─── RECORDED DATA

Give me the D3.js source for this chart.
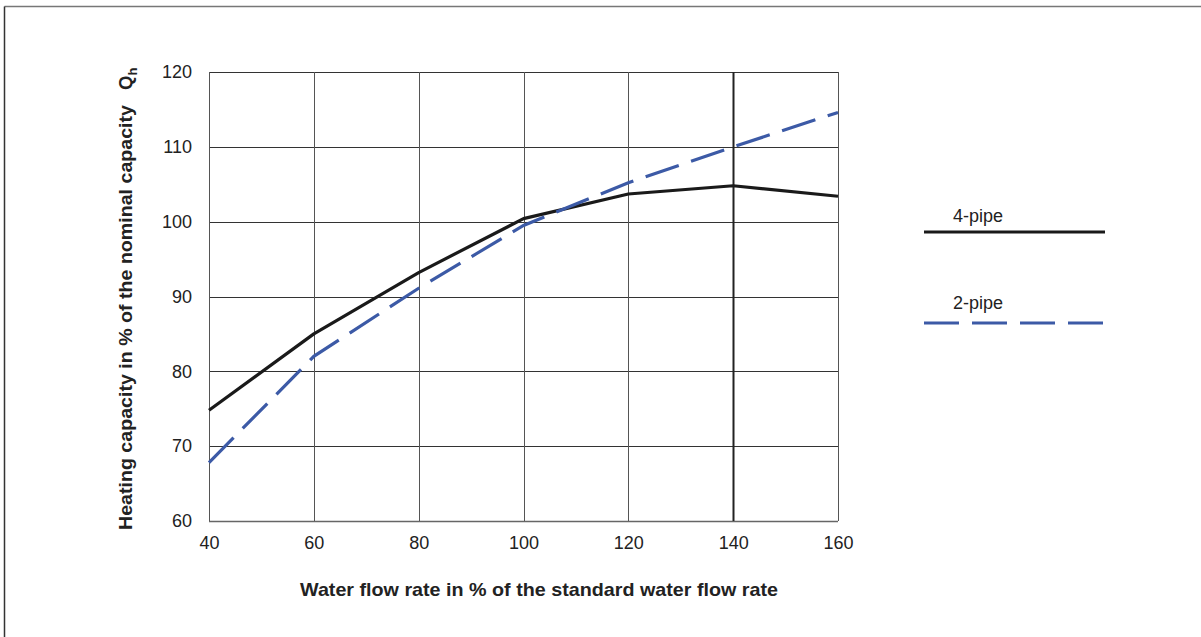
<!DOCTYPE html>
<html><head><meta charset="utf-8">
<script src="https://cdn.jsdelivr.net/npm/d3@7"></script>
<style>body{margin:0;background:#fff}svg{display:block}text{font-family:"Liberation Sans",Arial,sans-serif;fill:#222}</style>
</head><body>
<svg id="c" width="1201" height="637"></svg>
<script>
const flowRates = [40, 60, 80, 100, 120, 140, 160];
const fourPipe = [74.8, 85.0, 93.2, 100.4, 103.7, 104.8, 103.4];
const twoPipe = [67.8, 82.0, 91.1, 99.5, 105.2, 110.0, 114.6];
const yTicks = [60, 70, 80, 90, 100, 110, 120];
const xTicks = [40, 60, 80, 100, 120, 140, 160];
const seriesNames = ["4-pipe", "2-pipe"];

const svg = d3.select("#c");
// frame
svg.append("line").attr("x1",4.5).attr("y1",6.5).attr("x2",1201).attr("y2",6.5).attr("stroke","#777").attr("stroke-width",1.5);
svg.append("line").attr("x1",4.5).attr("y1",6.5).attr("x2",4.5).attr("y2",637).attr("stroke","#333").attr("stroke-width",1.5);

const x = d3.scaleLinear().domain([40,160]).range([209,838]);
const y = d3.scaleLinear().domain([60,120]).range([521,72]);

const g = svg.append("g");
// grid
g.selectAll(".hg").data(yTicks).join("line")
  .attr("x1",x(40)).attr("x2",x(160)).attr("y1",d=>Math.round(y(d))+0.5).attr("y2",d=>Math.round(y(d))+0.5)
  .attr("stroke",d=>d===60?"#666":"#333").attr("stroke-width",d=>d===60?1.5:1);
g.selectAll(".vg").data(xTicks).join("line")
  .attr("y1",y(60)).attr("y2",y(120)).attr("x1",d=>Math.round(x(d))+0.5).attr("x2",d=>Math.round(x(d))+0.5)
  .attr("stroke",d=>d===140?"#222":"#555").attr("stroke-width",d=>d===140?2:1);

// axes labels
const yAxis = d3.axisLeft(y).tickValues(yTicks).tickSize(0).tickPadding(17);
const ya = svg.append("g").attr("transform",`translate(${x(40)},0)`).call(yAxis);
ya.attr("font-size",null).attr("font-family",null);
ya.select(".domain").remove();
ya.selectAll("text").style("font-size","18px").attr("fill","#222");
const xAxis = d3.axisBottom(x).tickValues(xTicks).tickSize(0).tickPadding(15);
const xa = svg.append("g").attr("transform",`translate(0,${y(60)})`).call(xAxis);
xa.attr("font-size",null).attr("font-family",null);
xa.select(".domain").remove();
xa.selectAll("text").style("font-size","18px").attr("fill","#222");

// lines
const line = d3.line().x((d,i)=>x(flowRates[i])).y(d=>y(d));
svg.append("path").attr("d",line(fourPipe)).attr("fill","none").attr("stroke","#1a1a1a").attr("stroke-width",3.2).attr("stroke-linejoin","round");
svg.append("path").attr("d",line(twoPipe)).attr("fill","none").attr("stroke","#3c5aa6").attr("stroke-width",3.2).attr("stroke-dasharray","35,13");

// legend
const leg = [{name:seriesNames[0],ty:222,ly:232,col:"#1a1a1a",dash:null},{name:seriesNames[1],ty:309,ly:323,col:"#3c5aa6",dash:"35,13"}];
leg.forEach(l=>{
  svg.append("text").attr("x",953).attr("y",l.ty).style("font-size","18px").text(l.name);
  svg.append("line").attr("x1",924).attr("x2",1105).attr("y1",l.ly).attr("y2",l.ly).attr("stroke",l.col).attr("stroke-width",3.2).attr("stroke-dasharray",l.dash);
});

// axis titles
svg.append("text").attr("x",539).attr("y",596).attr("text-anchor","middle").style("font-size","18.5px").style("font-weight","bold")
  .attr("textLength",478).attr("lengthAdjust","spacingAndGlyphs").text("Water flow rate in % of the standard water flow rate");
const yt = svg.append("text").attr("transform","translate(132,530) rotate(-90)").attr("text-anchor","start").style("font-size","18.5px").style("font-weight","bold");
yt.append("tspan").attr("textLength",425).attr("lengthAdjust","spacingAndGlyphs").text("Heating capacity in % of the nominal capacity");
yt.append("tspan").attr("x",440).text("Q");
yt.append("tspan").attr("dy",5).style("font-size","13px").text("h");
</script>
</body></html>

──────

**WHAT IS EXPECTED**. Transcribe all the data word for word; the images stay out.

**EXERCISE SOLUTION**.
Give me the D3.js source for this chart.
<!DOCTYPE html>
<html><head><meta charset="utf-8">
<script src="https://cdn.jsdelivr.net/npm/d3@7"></script>
<style>body{margin:0;background:#fff}svg{display:block}text{font-family:"Liberation Sans",Arial,sans-serif;fill:#222}</style>
</head><body>
<svg id="c" width="1201" height="637"></svg>
<script>
const flowRates = [40, 60, 80, 100, 120, 140, 160];
const fourPipe = [74.8, 85.0, 93.2, 100.4, 103.7, 104.8, 103.4];
const twoPipe = [67.8, 82.0, 91.1, 99.5, 105.2, 110.0, 114.6];
const yTicks = [60, 70, 80, 90, 100, 110, 120];
const xTicks = [40, 60, 80, 100, 120, 140, 160];
const seriesNames = ["4-pipe", "2-pipe"];

const svg = d3.select("#c");
// frame
svg.append("line").attr("x1",4.5).attr("y1",6.5).attr("x2",1201).attr("y2",6.5).attr("stroke","#777").attr("stroke-width",1.5);
svg.append("line").attr("x1",4.5).attr("y1",6.5).attr("x2",4.5).attr("y2",637).attr("stroke","#333").attr("stroke-width",1.5);

const x = d3.scaleLinear().domain([40,160]).range([209,838]);
const y = d3.scaleLinear().domain([60,120]).range([521,72]);

const g = svg.append("g");
// grid
g.selectAll(".hg").data(yTicks).join("line")
  .attr("x1",x(40)).attr("x2",x(160)).attr("y1",d=>Math.round(y(d))+0.5).attr("y2",d=>Math.round(y(d))+0.5)
  .attr("stroke",d=>d===60?"#666":"#333").attr("stroke-width",d=>d===60?1.5:1);
g.selectAll(".vg").data(xTicks).join("line")
  .attr("y1",y(60)).attr("y2",y(120)).attr("x1",d=>Math.round(x(d))+0.5).attr("x2",d=>Math.round(x(d))+0.5)
  .attr("stroke",d=>d===140?"#222":"#555").attr("stroke-width",d=>d===140?2:1);

// axes labels
const yAxis = d3.axisLeft(y).tickValues(yTicks).tickSize(0).tickPadding(17);
const ya = svg.append("g").attr("transform",`translate(${x(40)},0)`).call(yAxis);
ya.attr("font-size",null).attr("font-family",null);
ya.select(".domain").remove();
ya.selectAll("text").style("font-size","18px").attr("fill","#222");
const xAxis = d3.axisBottom(x).tickValues(xTicks).tickSize(0).tickPadding(15);
const xa = svg.append("g").attr("transform",`translate(0,${y(60)})`).call(xAxis);
xa.attr("font-size",null).attr("font-family",null);
xa.select(".domain").remove();
xa.selectAll("text").style("font-size","18px").attr("fill","#222");

// lines
const line = d3.line().x((d,i)=>x(flowRates[i])).y(d=>y(d));
svg.append("path").attr("d",line(fourPipe)).attr("fill","none").attr("stroke","#1a1a1a").attr("stroke-width",3.2).attr("stroke-linejoin","round");
svg.append("path").attr("d",line(twoPipe)).attr("fill","none").attr("stroke","#3c5aa6").attr("stroke-width",3.2).attr("stroke-dasharray","35,13");

// legend
const leg = [{name:seriesNames[0],ty:222,ly:232,col:"#1a1a1a",dash:null},{name:seriesNames[1],ty:309,ly:323,col:"#3c5aa6",dash:"35,13"}];
leg.forEach(l=>{
  svg.append("text").attr("x",953).attr("y",l.ty).style("font-size","18px").text(l.name);
  svg.append("line").attr("x1",924).attr("x2",1105).attr("y1",l.ly).attr("y2",l.ly).attr("stroke",l.col).attr("stroke-width",3.2).attr("stroke-dasharray",l.dash);
});

// axis titles
svg.append("text").attr("x",539).attr("y",596).attr("text-anchor","middle").style("font-size","18.5px").style("font-weight","bold")
  .attr("textLength",478).attr("lengthAdjust","spacingAndGlyphs").text("Water flow rate in % of the standard water flow rate");
const yt = svg.append("text").attr("transform","translate(132,530) rotate(-90)").attr("text-anchor","start").style("font-size","18.5px").style("font-weight","bold");
yt.append("tspan").attr("textLength",425).attr("lengthAdjust","spacingAndGlyphs").text("Heating capacity in % of the nominal capacity");
yt.append("tspan").attr("x",440).text("Q");
yt.append("tspan").attr("dy",5).style("font-size","13px").text("h");
</script>
</body></html>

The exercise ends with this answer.